A white male in Jacksonville, Florida killed three black people at a Dollar General Store before killing himself which the law enforcement agency of the region described as a racially motivated crime. The man had Nazi symbols engraved on his guns and had posted several manifestos online expressing his hatred for the Black people.
History of Racism in USA
The history of Racism has origins in the religious text of Bible where Noah curses his son Ham’s grandson, Canaan who is of black origin and says that his black descendants will be “servants unto servants”.
With the coming of the Renaissance then the Europeans starting coming in contact with the darker skinned people of Asia, Africa and America and with their derived ideology from religious texts employed, them as slaves. In America in particular, slavery began when in 1619, twenty Africans were forced into indentured servitude in Virginia.
The Civil War in America of 1865, while it recognised Blacks as citizens, the federal troops of the South regrouped as Ku Klux Khan and as Knights of the White Camellia tried to regain control over the blacks through terror, violence and voter suppression.
In 1954, another attempt was made to integrate the Black people in the society by the Supreme Court in Brown vs. Board of Education which struck down the provision of racially segregating black and white students.
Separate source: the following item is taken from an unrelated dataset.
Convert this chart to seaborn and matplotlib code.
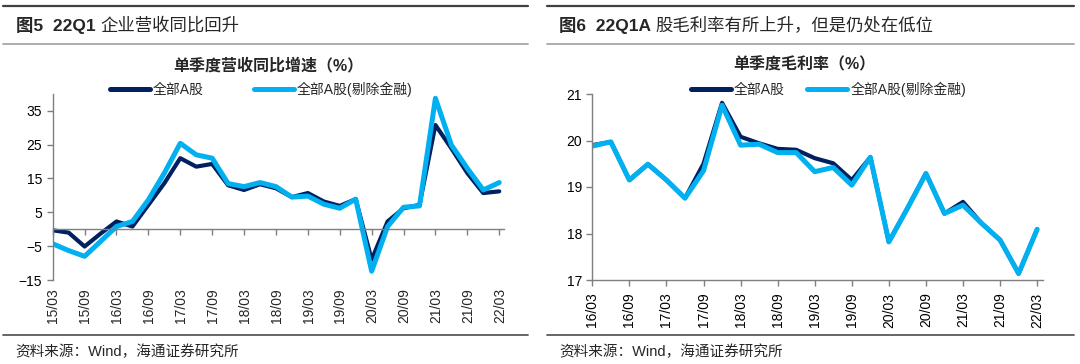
import pandas as pd
import matplotlib.pyplot as plt
import seaborn as sns
from matplotlib.lines import Line2D
from matplotlib.text import Annotation

# quarterly data
q_left = [f"{y:02d}/{m}" for y in range(15, 23) for m in ("03", "06", "09", "12")][:29]
rev_all = [-0.3, -1.0, -5.1, -1.3, 2.3, 0.8, 7.2, 13.6, 21.0, 18.5, 19.3, 13.0, 11.6, 13.3, 12.1,
           9.5, 10.7, 8.2, 6.9, 8.9, -9.0, 2.3, 6.2, 7.2, 30.8, 23.9, 16.6, 10.7, 11.2]
rev_exfin = [-4.3, -6.3, -8.0, -3.6, 0.8, 2.3, 8.7, 16.6, 25.4, 22.0, 21.0, 13.5, 12.6, 13.8, 12.6,
             9.5, 9.8, 7.4, 6.2, 8.9, -12.4, 0.8, 6.5, 6.9, 38.7, 24.9, 18.0, 11.6, 13.8]

q_right = [f"{y:02d}/{m}" for y in range(16, 23) for m in ("03", "06", "09", "12")][:25]
gm_all = [19.90, 19.97, 19.15, 19.49, 19.15, 18.76, 19.50, 20.81, 20.08, 19.94, 19.82, 19.80, 19.62,
          19.51, 19.15, 19.64, 17.82, 18.54, 19.29, 18.43, 18.68, 18.22, 17.86, 17.14, 18.09]
gm_exfin = [19.88, 19.97, 19.15, 19.49, 19.15, 18.76, 19.35, 20.76, 19.90, 19.92, 19.74, 19.74, 19.33,
            19.42, 19.04, 19.64, 17.82, 18.54, 19.29, 18.43, 18.61, 18.22, 17.86, 17.14, 18.09]

names = ["全部A股", "全部A股(剔除金融)"]
DARK = "#002060"
LIGHT = "#00B0F0"
GREY = "#7f7f7f"

sns.set_style("white")
plt.rcParams['font.family'] = ['Liberation Sans', 'Noto Sans CJK SC', 'DejaVu Sans']

W, H = 1080, 364
fig = plt.figure(figsize=(10.8, 3.64), dpi=100)


def fx(px):
    return px / W


def fy(py):
    return 1 - py / H


def draw(ax, labels, s1, s2):
    df = pd.DataFrame({"x": list(range(len(labels))) * 2,
                       "v": s1 + s2,
                       "s": [names[0]] * len(labels) + [names[1]] * len(labels)})
    sns.lineplot(data=df[df.s == names[0]], x="x", y="v", ax=ax, color=DARK, lw=3.0,
                 legend=False, solid_joinstyle="round", solid_capstyle="round")
    sns.lineplot(data=df[df.s == names[1]], x="x", y="v", ax=ax, color=LIGHT, lw=3.6,
                 legend=False, solid_joinstyle="round", solid_capstyle="round")
    ax.set_xlabel("")
    ax.set_ylabel("")
    ax.set_facecolor("none")
    for sp in ["top", "right"]:
        ax.spines[sp].set_visible(False)
    for sp in ["left", "bottom"]:
        ax.spines[sp].set_color(GREY)
        ax.spines[sp].set_linewidth(1.0)
    ax.tick_params(axis="both", which="both", direction="out", length=4, width=1,
                   color=GREY, labelsize=10, labelcolor="black", left=True, bottom=True)


# ---- left panel
axL = fig.add_axes([fx(52.7), fy(280), fx(504 - 52.7), (280 - 93.9) / H])
draw(axL, q_left, rev_all, rev_exfin)
axL.set_xlim(0, 28.3)
axL.set_ylim(-15, 40)
axL.set_yticks([-15, -5, 5, 15, 25, 35])
axL.spines["bottom"].set_position(("data", 0))
axL.set_xticks(range(0, 29, 2))
axL.set_xticklabels([])
for i in range(0, 29, 2):
    axL.annotate(q_left[i], xy=(i, 0), xycoords=("data", "axes fraction"), xytext=(0.5, -6),
                 textcoords="offset points", rotation=90, ha="center", va="top", fontsize=10)

# ---- right panel
axR = fig.add_axes([fx(592.3), fy(280), fx(1042.7 - 592.3), (280 - 94) / H])
draw(axR, q_right, gm_all, gm_exfin)
axR.set_xlim(0, 24.3)
axR.set_ylim(17, 21)
axR.set_yticks([17, 18, 19, 20, 21])
axR.set_xticks(range(0, 25, 2))
axR.set_xticklabels([q_right[i] for i in range(0, 25, 2)], rotation=90, fontsize=10)
axR.tick_params(axis="x", pad=5)

# ---- frame text and rules
for x0, x1 in [(3, 528), (547, 1074)]:
    for yy, c in [(6.2, "#404040"), (43.6, "#a6a6a6"), (335, "#595959")]:
        fig.add_artist(Line2D([fx(x0), fx(x1)], [fy(yy), fy(yy)], color=c, lw=1.6 if yy < 10 else 1.3))

for x0, head, rest in [(15.5, "图5  22Q1 ", "企业营收同比回升"),
                       (559, "图6  22Q1A ", "股毛利率有所上升，但是仍处在低位")]:
    t = fig.text(fx(x0), fy(25), head, fontsize=12.5, fontweight="bold", va="center", ha="left")
    fig.add_artist(Annotation(rest, xy=(1, 0.5), xycoords=t, va="center", ha="left",
                              fontsize=12.5))

fig.text(fx(268), fy(65), "单季度营收同比增速（%）", fontsize=11.5, fontweight="bold",
         ha="center", va="center")
fig.text(fx(804), fy(65), "单季度毛利率（%）", fontsize=11.5, fontweight="bold",
         ha="center", va="center")

fig.text(fx(15.5), fy(352), "资料来源：Wind，海通证券研究所", fontsize=10.5, va="center")
fig.text(fx(559), fy(352), "资料来源：Wind，海通证券研究所", fontsize=10.5, va="center")

# ---- legends
handles = [Line2D([], [], color=DARK, lw=3.6, solid_capstyle="round"),
           Line2D([], [], color=LIGHT, lw=3.6, solid_capstyle="round")]
for ax, x0, spacing in [(axL, 110, 3.6), (axR, 691, 1.6)]:
    leg = fig.legend(handles, names, loc="center left", bbox_to_anchor=(fx(x0), fy(89)),
                     ncol=2, frameon=False, fontsize=10, handlelength=2.9, handletextpad=0.2,
                     columnspacing=spacing, borderpad=0, borderaxespad=0)

fig.savefig("out.png", dpi=100)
The mid 1960s saw passing of critical legislations due to efforts of Martin Luther King, Jr. and administration of Kennedy and Johnson.
These legislations followed by President Barrack Obama’s election in 2008 and re-election in 2012 the seemed to become the markers of American Progress.
Gun Laws in the USA
Gun ownership in America finds itself situated in the 2nd Amendment of the American Constitution which says “A well-regulated Militia, being necessary to the security of a free State, the right of the people to keep and bear Arms, shall not be infringed.” While it has only 5% of global population, 46% of civilian owned guns are in the US. However, the right to gun ownership is not absolute as the Congress and the State legislatures have passed Acts curbing ownership of certain types of guns and for certain types of people.
However, the success of these legislations has been limited due to big corporations and judicial interventions in some cases. A comparative essay by the Council of Foreign Relations mentions that since mid 2022 “there were no federal laws banning semiautomatic assault weapons, military-style .50 caliber rifles, handguns, or large-capacity magazines. There was also no federal requirement for those purchasing a gun to have any firearm safety training. There was a federal prohibition on assault weapons and on large-capacity magazines between 1994 and 2004, but Congress allowed these restrictions to expire.”
Intersectional Dangers for the Black People
The most recent data from the year 2021 by Statista mentions that 8,488 Blacks were victims of racial killing in America. While the killings are no less for other ethnic groups including the Whites themselves, the gap between their numbers is impressionable. A report by the FBI stated that 64.5% if hate crimes were a result of ethnic or racial reasons.
The statistics mentioned above show that even though decades have passed since progressive legislations for the betterment of the Black community in the USA have been passed, they remain deprived of safety, physical and emotional. The absence of protection that the constitution guarantees them has a multiplier effect further depriving them of exercising their other rights with full potential.
This is because the American ethnocentrism has not undergone modernisation. The mindset of the people remains embedded in religious and historical narratives about the blacks and even the educational institutions deprive the future generations of complete knowledge.
In such a case, the legislations in America will have no impact if the mindset of people remains enveloped by supremacist and privileged ideologies.
Such ideologies when coupled with gun ownership then creates dual suppression for the Blacks as they find themselves in a constant state of threat. In such a scenario, civil, political and social rights have no meaning as they remain deprived of a safe environment to develop, a basic human right.